Investec Fund

The Structured Product that I like most and have had most success with. Here I explain how it works and the pros and cons of such a Plan.

As I wrote in my Multimillionaire Road Plan Review 2 I own a structured product called the Investec FTSE 100 Enhanced Kick-Out Plan 22. The product is on course to mature on the 14th of September yielding a healthy profit of 10.5% on my investments, boosting my capital to £8,775.91. This is clearly a good return in 12 months, especially considering that it is in ISA form and so I don't pay any tax on it.

How does the Structured Product Work?

Picture from
This product has a zebra as it's logo!
The product is fairly straight forward to understand and is considered a balanced risk product. First, you deposit your money with Investec. Investec then take an Initial Index level of the FTSE 100 on a predetermined date. Mine was 14th September 2011 when the FTSE 100 stood at 5227.02. If exactly 12 months later the FTSE 100 is even 1 point higher then the product is finished and you are paid the predetermined percentage plus your original capital. In my case I received 10.5%. However if you were to invest today you could earn 13% in 12 months.

But what if the FTSE 100 is down on the previous year?

Don't Panic! If this occurs, the product runs for another 12 months and if the FTSE 100 is then above the initial index then you receive double the original percentage. In my case that would have been 21%. Fortunately I did not have to wait another year. Clearly the only draw back is that you don't receive any benefits of compounding.

But what if the FTSE 100 is down again?

Don't Panic...again! The same process runs again at the end of years 1, 2, 3, or 4 depending on where the FTSE is. Each time you increase your return. So after year 3 it would have been 31.5% and year 4 it would have been 42%. If the Plan does not mature early and runs for a fifth year then you receive a return of 120% of any FTSE 100 growth.

Are there any drawbacks?

If the FTSE 100 has fallen by more than 50% of the initial index level at any point during any of the years that the Plan has run for, your initial capital is reduced by 1% for every 1% the FTSE 100 is below the initial index at the end of year 5. However, if the FTSE 100 has only falled 49% or less below the initial index level during the 5 years then you receive capital in full.

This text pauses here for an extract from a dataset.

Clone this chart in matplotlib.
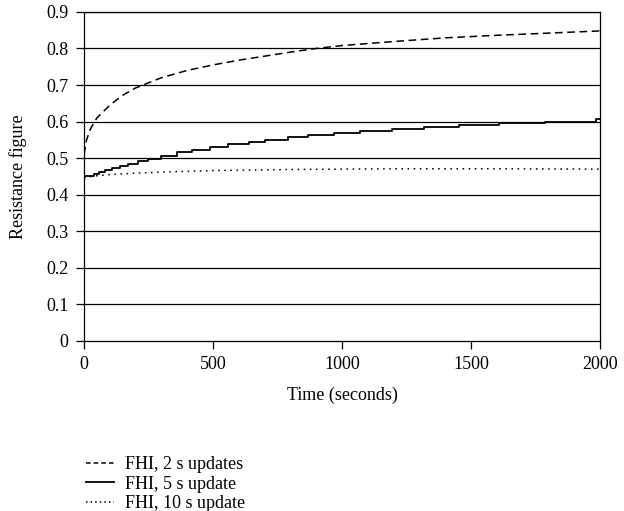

Of course the cost of this is that inflation has eaten your savings and you have lost in terms of the opportunity cost of keeping your capital in cash or invested elsewhere.

Conclusions on the Structured Product

I am a big fan of this type of product. It gives exposure to equities whilst providing protection against some risk. This was the second time I have held a product such as this and it has been successful both times.

Readers, what do you think of this financial product? Would you invest in something like this? Would you like to know more?